◆ What is asked
Copy every line of the data that contains the string "this".

(Part of a data file)
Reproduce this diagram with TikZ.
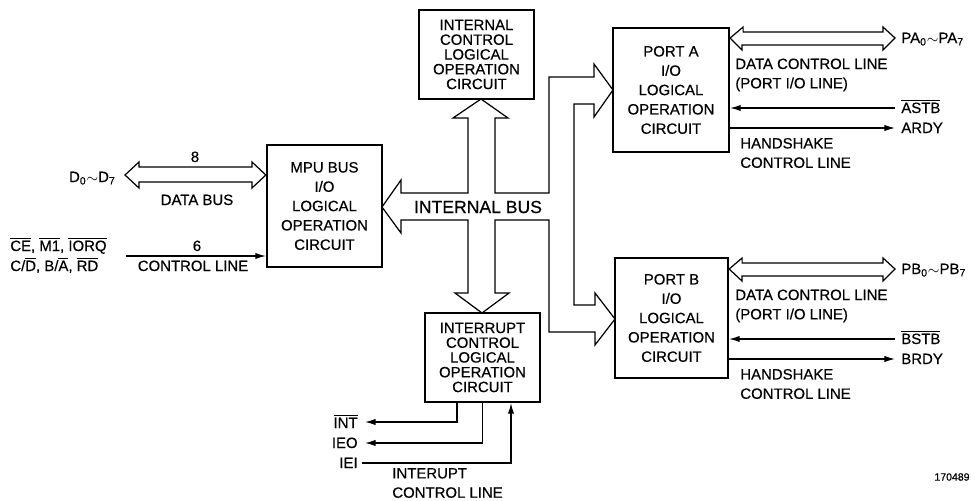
\documentclass[tikz,border=0pt]{standalone}
\usepackage{fontspec}
\setmainfont{Liberation Sans}[FakeBold=0.5]
\usetikzlibrary{arrows.meta}

\newcommand{\ovl}[1]{$\overline{\mbox{#1}}$}
\newcommand{\lo}[1]{\textsubscript{#1}}
\newcommand{\til}{\ensuremath{\sim}}

\tikzset{
  blk/.style={draw, line width=1.3pt, align=center, inner sep=0pt,
    font=\fontsize{8.5}{11}\selectfont},
  tight/.style={font=\fontsize{8.5}{8.4}\selectfont},
  bus/.style={draw, line width=0.7pt, fill=white, line join=miter},
  sig/.style={line width=0.7pt, -{Latex[length=6pt,width=3.6pt]}},
  lbl/.style={inner sep=0pt, font=\fontsize{8.5}{11}\selectfont},
}

\begin{document}
\begin{tikzpicture}[x=0.02cm, y=-0.02cm]
    \useasboundingbox (0,0) rectangle (975,501);

    % Internal bus
    \draw[bus] (468,118) -- (453,118) -- (481,99) -- (508,118) -- (495,118) -- (495,193)
        -- (549,193) -- (549,77) -- (594,77) -- (594,64) -- (613,90) -- (594,117) -- (594,104)
        -- (574,104) -- (574,305) -- (595,305) -- (595,293) -- (615,319) -- (595,345) -- (595,332)
        -- (549,332) -- (549,220) -- (495,220) -- (495,293) -- (509,293) -- (482,313) -- (455,293)
        -- (468,293) -- (468,220) -- (401,220) -- (401,233) -- (382,207) -- (401,180) -- (401,193)
        -- (468,193) -- cycle;
    \node[inner sep=0pt, font=\fontsize{10}{12}\selectfont] (ibus) at (478,207) {INTERNAL BUS};

    % Blocks
    \node[blk, minimum width=2.3cm, minimum height=2.44cm] (mpu) at (324.5,206)
        {MPU BUS\\I/O\\LOGICAL\\OPERATION\\CIRCUIT};
    \node[blk, tight, minimum width=2.3cm, minimum height=1.78cm] (ictl) at (476.5,54.5)
        {INTERNAL\\CONTROL\\LOGICAL\\OPERATION\\CIRCUIT};
    \node[blk, tight, minimum width=2.3cm, minimum height=1.78cm] (intr) at (482.5,357.5)
        {INTERRUPT\\CONTROL\\LOGICAL\\OPERATION\\CIRCUIT};
    \node[blk, minimum width=2.32cm, minimum height=2.48cm] (portA) at (671,90)
        {PORT A\\I/O\\LOGICAL\\OPERATION\\CIRCUIT};
    \node[blk, minimum width=2.26cm, minimum height=2.4cm] (portB) at (671.5,318)
        {PORT B\\I/O\\LOGICAL\\OPERATION\\CIRCUIT};

    % MPU side
    \draw[bus] (125,175) -- (139,162) -- (139,167) -- (252,167) -- (252,162) -- (mpu.west |- 0,175)
        -- (252,188) -- (252,182) -- (139,182) -- (139,188) -- cycle;
    \node[lbl, anchor=base east] (dl) at (116,182) {D\lo{0}\til D\lo{7}};
    \node[lbl, anchor=base] (n8) at (195,162) {8};
    \node[lbl, anchor=base] (dbus) at (197,205) {DATA BUS};
    \coordinate (ctl) at (126,256);
    \draw[sig] (ctl) -- (ctl -| mpu.west);
    \node[lbl, anchor=base] (n6) at (197,251) {6};
    \node[lbl, anchor=base] (cline) at (193,271) {CONTROL LINE};
    \node[lbl, anchor=base west] (cs1) at (10,251) {\ovl{CE}, \ovl{M1}, \ovl{IORQ}};
    \node[lbl, anchor=base west] (cs2) at (10,271) {C/\ovl{D}, B/\ovl{A}, \ovl{RD}};

    % Port lines
    \foreach \p/\dy in {A/0,B/231} {
        \draw[bus] (port\p.east |- 0,38+\dy) -- ++(13,-11) -- ++(0,5) -- (883,32+\dy) -- ++(0,-5)
            -- (895,38+\dy) -- ++(-12,12) -- ++(0,-5) -- (742,45+\dy) -- ++(0,5) -- cycle;
        \node[lbl, anchor=base west] (pl\p) at (901,43+\dy) {P\p\lo{0}\til P\p\lo{7}};
        \node[lbl, anchor=west, align=left] (dcl\p) at (735,75+\dy) {DATA CONTROL LINE\\(PORT I/O LINE)};
        \coordinate (stb\p) at (895,108+\dy);
        \coordinate (rdy\p) at (895,128+\dy);
        \draw[sig] (stb\p) -- (stb\p -| port\p.east);
        \draw[sig] (rdy\p -| port\p.east) -- (rdy\p);
        \node[lbl, anchor=base west] (stbl\p) at (901,113+\dy) {\ovl{\p STB}};
        \node[lbl, anchor=base west] (rdyl\p) at (901,133+\dy) {\p RDY};
        \node[lbl, anchor=west, align=left] (hsk\p) at (740,153+\dy) {HANDSHAKE\\CONTROL LINE};
    }

    % Interrupt lines
    \coordinate (into) at (365,422);
    \coordinate (ieo) at (365,443);
    \coordinate (iei) at (362,463);
    \draw[sig] ([xshift=-0.51cm]intr.south) |- (into);
    \draw[sig] (intr.south) |- (ieo);
    \draw[sig] (iei) -| ([xshift=0.57cm]intr.south);
    \node[lbl, anchor=base east] (intl) at (358,428) {\ovl{INT}};
    \node[lbl, anchor=base east] (ieol) at (358,448) {IEO};
    \node[lbl, anchor=base east] (ieil) at (358,468) {IEI};
    \node[lbl, anchor=west, align=left] (icl) at (392,483) {INTERUPT\\CONTROL LINE};

    \node[inner sep=0pt, font=\fontsize{6}{7}\selectfont] (fig) at (952,477) {170489};
\end{tikzpicture}
\end{document}
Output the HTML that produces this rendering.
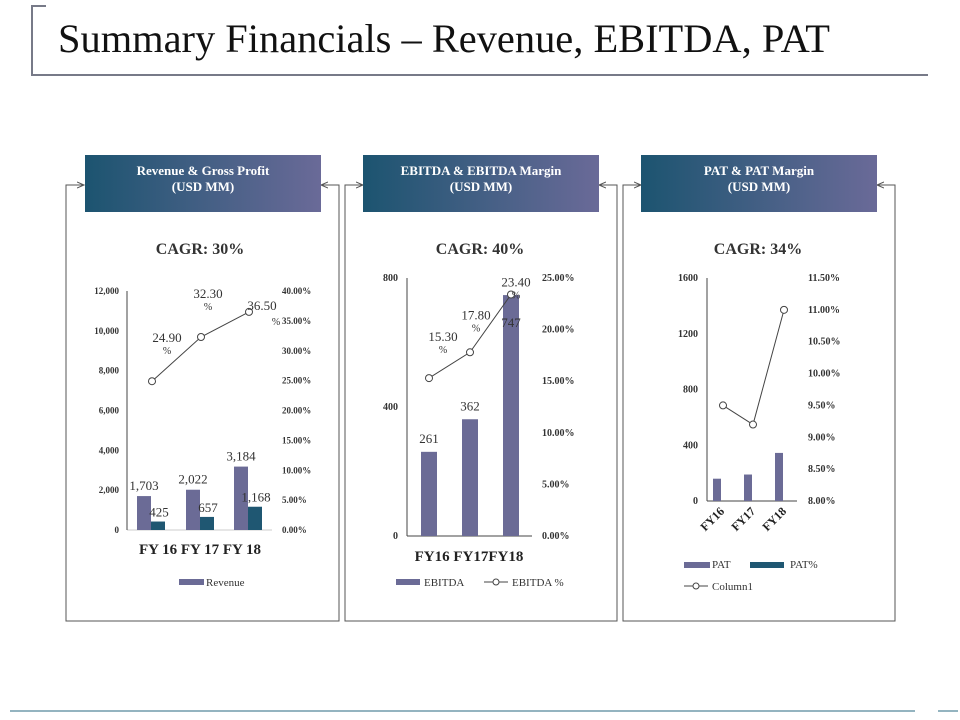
<!DOCTYPE html>
<html><head><meta charset="utf-8"><style>
html,body{margin:0;padding:0;background:#fff;}
svg{display:block;font-family:"Liberation Serif",serif;}
</style></head><body>
<svg id="s" width="960" height="720" viewBox="0 0 960 720" xmlns="http://www.w3.org/2000/svg">
<defs>
<linearGradient id="hg" x1="0" x2="1" y1="0" y2="0"><stop offset="0" stop-color="#1c5470"/><stop offset="1" stop-color="#6a6a98"/></linearGradient>
<marker id="ar" markerWidth="8" markerHeight="8" refX="7" refY="4" orient="auto"><path d="M0,1 L7,4 L0,7" fill="none" stroke="#555" stroke-width="1"/></marker>
</defs>
<path d="M46,6 L32,6 L32,75 L928,75" fill="none" stroke="#777a88" stroke-width="2"/>
<text x="58" y="52" font-size="40" textLength="772" lengthAdjust="spacingAndGlyphs" fill="#111">Summary Financials – Revenue, EBITDA, PAT</text>
<line x1="10" y1="711" x2="915" y2="711" stroke="#2a6a80" stroke-width="1"/>
<line x1="938" y1="711" x2="958" y2="711" stroke="#2a6a80" stroke-width="1"/>
<g id="root"></g>
</svg>
<script>
// ---- chart data ----
var cats1 = ["FY 16","FY 17","FY 18"];
var revenue = [1703,2022,3184];
var grossProfit = [425,657,1168];
var revPct = [24.9,32.3,36.5];
var ticks1L = [0,2000,4000,6000,8000,10000,12000];
var ticks1R = [0,5,10,15,20,25,30,35,40];

var cats2 = ["FY16","FY17","FY18"];
var ebitda = [261,362,747];
var ebitdaPct = [15.3,17.8,23.4];
var ticks2L = [0,400,800];
var ticks2R = [0,5,10,15,20,25];

var cats3 = ["FY16","FY17","FY18"];
var pat = [160,190,345];
var patPct = [9.5,9.2,11.0];
var ticks3L = [0,400,800,1200,1600];
var ticks3R = [8,8.5,9,9.5,10,10.5,11,11.5];

var NS="http://www.w3.org/2000/svg";
var root=document.getElementById('root');
function el(tag,attrs,txt,parent){var e=document.createElementNS(NS,tag);for(var k in attrs)e.setAttribute(k,attrs[k]);if(txt!==undefined)e.textContent=txt;(parent||root).appendChild(e);return e;}
function fmt(n){return n.toString().replace(/\B(?=(\d{3})+(?!\d))/g,",");}
var BAR="#6b6b96", BAR2="#1f5772";

var panels=[{x:66,w:273,hx:85,title:["Revenue & Gross Profit","(USD MM)"],cagr:"CAGR: 30%",cx:200},
{x:345,w:272,hx:363,title:["EBITDA & EBITDA Margin","(USD MM)"],cagr:"CAGR: 40%",cx:480},
{x:623,w:272,hx:641,title:["PAT & PAT Margin","(USD MM)"],cagr:"CAGR: 34%",cx:758}];
panels.forEach(function(p,i){
  var g=el('g',{});
  
  
  var b=el('path',{d:'M'+(p.x+18)+',185 L'+p.x+',185 L'+p.x+',621 L'+(p.x+p.w)+',621 L'+(p.x+p.w)+',185 L'+(p.x+p.w-18)+',185',fill:'none',stroke:'#555','stroke-width':1},undefined,g);
  
  
  var a1=el('line',{x1:p.x,y1:185,x2:p.x+18,y2:185,stroke:'#555','marker-end':'url(#ar)'},undefined,g);
  
  
  var a2=el('line',{x1:p.x+p.w,y1:185,x2:p.x+p.w-18,y2:185,stroke:'#555','marker-end':'url(#ar)'},undefined,g);
  
  
  var h=el('rect',{x:p.hx,y:155,width:236,height:57,fill:'url(#hg)'},undefined,g);
  
  
  var t1=el('text',{x:p.hx+118,y:175,'text-anchor':'middle','font-size':13,'font-weight':'bold',fill:'#fff'},p.title[0],g);
  
  
  var t2=el('text',{x:p.hx+118,y:191,'text-anchor':'middle','font-size':13,'font-weight':'bold',fill:'#fff'},p.title[1],g);
  
  
  var c=el('text',{x:p.cx,y:254,'text-anchor':'middle','font-size':16,'font-weight':'bold',fill:'#333'},p.cagr,g);
  
  
});

function axisY(min,max,y0,y1){return function(v){return y0-(v-min)/(max-min)*(y0-y1);};}

function drawAxes(ax,y0,y1,tl,tr,yl,yr,lx,rx,fmtL,fmtR,fs){
  var l=el('line',{x1:ax,y1:y1,x2:ax,y2:y0,stroke:'#444'});
  
  
  tl.forEach(function(v){var t=el('text',{x:lx,y:yl(v)+3,'text-anchor':'end','font-size':fs,'font-weight':'bold',fill:'#333'},fmtL(v));
    
    });
  tr.forEach(function(v){var t=el('text',{x:rx,y:yr(v)+3,'font-size':fs,'font-weight':'bold',fill:'#333'},fmtR(v));
    
    });
}
function drawLine(xs,vals,yr,name){
  var pts=vals.map(function(v,i){return xs[i]+','+yr(v);}).join(' ');
  var pl=el('polyline',{points:pts,fill:'none',stroke:'#444','stroke-width':1});
  
  
  vals.forEach(function(v,i){var c=el('circle',{cx:xs[i],cy:yr(v),r:3.5,fill:'#fff',stroke:'#444'});
    
    });
}

// ---- chart 1 ----
(function(){
  var y0=530,y1=291,yl=axisY(0,12000,y0,y1),yr=axisY(0,40,y0,y1);
  var base=el('line',{x1:127,y1:y0,x2:272,y2:y0,stroke:'#ccc'});
  
  
  drawAxes(127,y0,y1,ticks1L,ticks1R,yl,yr,119,282,fmt,function(v){return v.toFixed(2)+'%';},9);
  var cx=[151,200,248];
  revenue.forEach(function(v,i){
    var r=el('rect',{x:cx[i]-14,y:yl(v),width:14,height:y0-yl(v),fill:BAR});
    
    
    var t=el('text',{x:cx[i]-7,y:yl(v)-6,'text-anchor':'middle','font-size':13,fill:'#333'},fmt(v));
    
    
  });
  grossProfit.forEach(function(v,i){
    var r=el('rect',{x:cx[i],y:yl(v),width:14,height:y0-yl(v),fill:BAR2});
    
    
    var t=el('text',{x:cx[i]+8,y:yl(v)-5,'text-anchor':'middle','font-size':13,fill:'#333'},fmt(grossProfit[i]));
    
    
  });
  drawLine(cx.map(function(x){return x+1;}),revPct,yr,'gross-margin-line');
  revPct.forEach(function(v,i){
    var x=[167,208,276][i],y=yr(v)-39;
    var t=el('text',{x:x,y:y,'text-anchor':'middle','font-size':13,fill:'#333'},v.toFixed(2));
    
    
    var t2=el('text',{x:x,y:y+12,'text-anchor':'middle','font-size':10,fill:'#333'},'%');
    if(i==2){t.setAttribute('x',262);t.setAttribute('y',yr(v)-2);t2.setAttribute('x',276);t2.setAttribute('y',yr(v)+13);}
    
    
  });
  var xl=el('text',{x:200,y:554,'text-anchor':'middle','font-size':15,'font-weight':'bold',fill:'#222'},cats1.join(' '));
  
  
  var ls=el('rect',{x:179,y:579,width:25,height:6,fill:BAR});
  
  
  var lt=el('text',{x:206,y:586,'font-size':11,fill:'#333'},'Revenue');
  
  
})();

// ---- chart 2 ----
(function(){
  var y0=536,y1=278,yl=axisY(0,800,y0,y1),yr=axisY(0,25,y0,y1);
  var base=el('line',{x1:407,y1:y0,x2:532,y2:y0,stroke:'#444'});
  
  
  drawAxes(407,y0,y1,ticks2L,ticks2R,yl,yr,398,542,function(v){return ''+v;},function(v){return v.toFixed(2)+'%';},10);
  var cx=[429,470,511];
  ebitda.forEach(function(v,i){
    var r=el('rect',{x:cx[i]-8,y:yl(v),width:16,height:y0-yl(v),fill:BAR});
    
    
    var t=el('text',{x:cx[i],y:i==2?yl(v)+32:yl(v)-9,'text-anchor':'middle','font-size':13,fill:'#333'},''+v);
    
    
  });
  drawLine(cx,ebitdaPct,yr,'ebitda-margin-line');
  ebitdaPct.forEach(function(v,i){
    var x=[443,476,516][i],y=[yr(v)-37,yr(v)-33,yr(v)-8][i];
    var t=el('text',{x:x,y:y,'text-anchor':'middle','font-size':13,fill:'#333'},v.toFixed(2));
    
    
    var t2=el('text',{x:x,y:y+12,'text-anchor':'middle','font-size':10,fill:'#333'},'%');
    
    
  });
  var xl=el('text',{x:469,y:561,'text-anchor':'middle','font-size':15,'font-weight':'bold',fill:'#222'},cats2[0]+' '+cats2[1]+cats2[2]);
  
  
  var ls=el('rect',{x:396,y:579,width:24,height:6,fill:BAR});
  
  
  var lt=el('text',{x:424,y:586,'font-size':11,fill:'#333'},'EBITDA');
  
  
  var ll=el('line',{x1:484,y1:582,x2:508,y2:582,stroke:'#444'});
  
  
  var lc=el('circle',{cx:496,cy:582,r:3,fill:'#fff',stroke:'#444'});
  
  
  var lt2=el('text',{x:512,y:586,'font-size':11,fill:'#333'},'EBITDA %');
  
  
})();

// ---- chart 3 ----
(function(){
  var y0=501,y1=278,yl=axisY(0,1600,y0,y1),yr=axisY(8,11.5,y0,y1);
  var base=el('line',{x1:707,y1:y0,x2:797,y2:y0,stroke:'#444'});
  
  
  drawAxes(707,y0,y1,ticks3L,ticks3R,yl,yr,698,808,function(v){return ''+v;},function(v){return v.toFixed(2)+'%';},10);
  var cx=[717,748,779];
  pat.forEach(function(v,i){
    var r=el('rect',{x:cx[i]-4,y:yl(v),width:8,height:y0-yl(v),fill:BAR});
    
    
  });
  drawLine([723,753,784],patPct,yr,'pat-margin-line');
  cats3.forEach(function(c,i){
    var t=el('text',{x:cx[i]+8,y:512,'text-anchor':'end','font-size':12,'font-weight':'bold',fill:'#222',transform:'rotate(-45 '+(cx[i]+8)+' 512)'},c);
    
    
  });
  var ls=el('rect',{x:684,y:562,width:26,height:6,fill:BAR});
  
  
  var lt=el('text',{x:712,y:568,'font-size':11,fill:'#333'},'PAT');
  
  
  var ls2=el('rect',{x:750,y:562,width:34,height:6,fill:BAR2});
  
  
  var lt2=el('text',{x:790,y:568,'font-size':11,fill:'#333'},'PAT%');
  
  
  var ll=el('line',{x1:684,y1:586,x2:708,y2:586,stroke:'#444'});
  
  
  var lc=el('circle',{cx:696,cy:586,r:3,fill:'#fff',stroke:'#444'});
  
  
  var lt3=el('text',{x:712,y:590,'font-size':11,fill:'#333'},'Column1');
  
  
})();
</script>
</body></html>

◆ Reply
Reproduce this diagram with TikZ.
Output the HTML that produces this rendering.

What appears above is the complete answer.